Museum teaches children aspects of Native American culture

Children and tweens from North Alabama are gaining knowledge on Native American culture and history this summer at the Florence Indian Mound Museum, as Andrea Tinker explains. 

The institution is hosting the Young Learners Series, where students can explore the early history of the Shoals through short lessons and hands-on learning exercises. Each month will feature a practice that relates to Native American culture. Participants will explore the history and cultural meaning behind each practice while engaging in an activity related to that topic. 

Ana Peeples, the museum educator and museum service coordinator at the Florence Indian Mound Museum said the series, as well as the museum, is important to both Native American and Alabama history. 

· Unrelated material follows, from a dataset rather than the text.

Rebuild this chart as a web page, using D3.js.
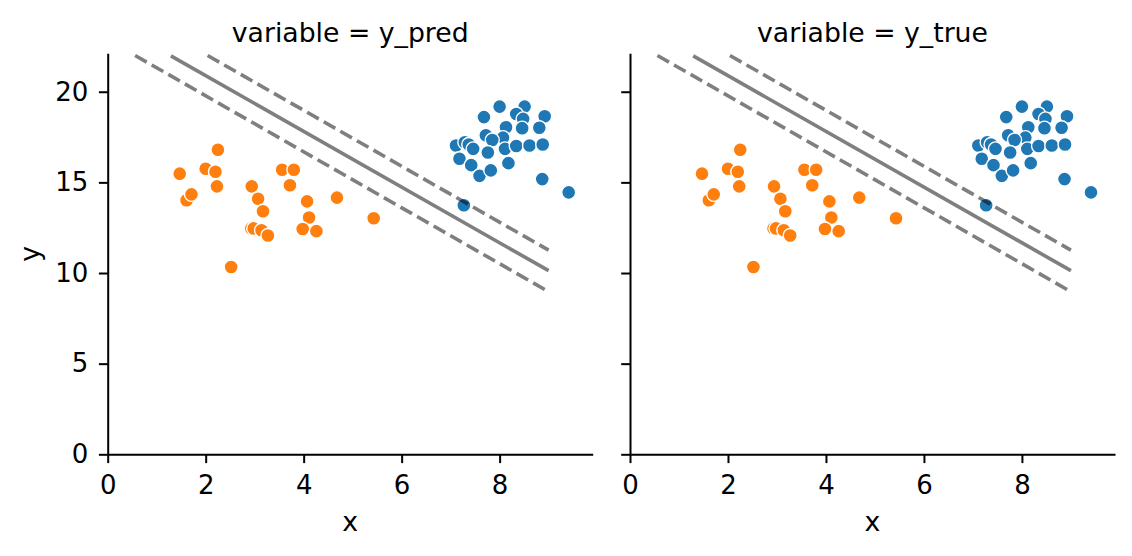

Florence Indian Mound Museum is a site with a ceremonial mound that is over 1,700 years old, and it is the homeland site of the Cherokee, the Chickasaw, the Choctaw, the Creek and the Seminole people, prehistorically,” she explained. 

“So, over 1,700 years ago, it was all the Southeastern people, and it was built during the Woodland Era. It’s one of the first mound sites here in North Alabama that was built where people probably used it, not to live on, but for ceremony and to maybe meet or congregate,” Peeples continued. “Today, we work with the Cherokee and the Chickasaw Native American tribes to continue to preserve it.” 

The Young Learners Series began in 2018 as one of the first programs the museum implemented upon opening. The program has conducted lessons on rivers, houses and foods that Indigenous people eat in their culture.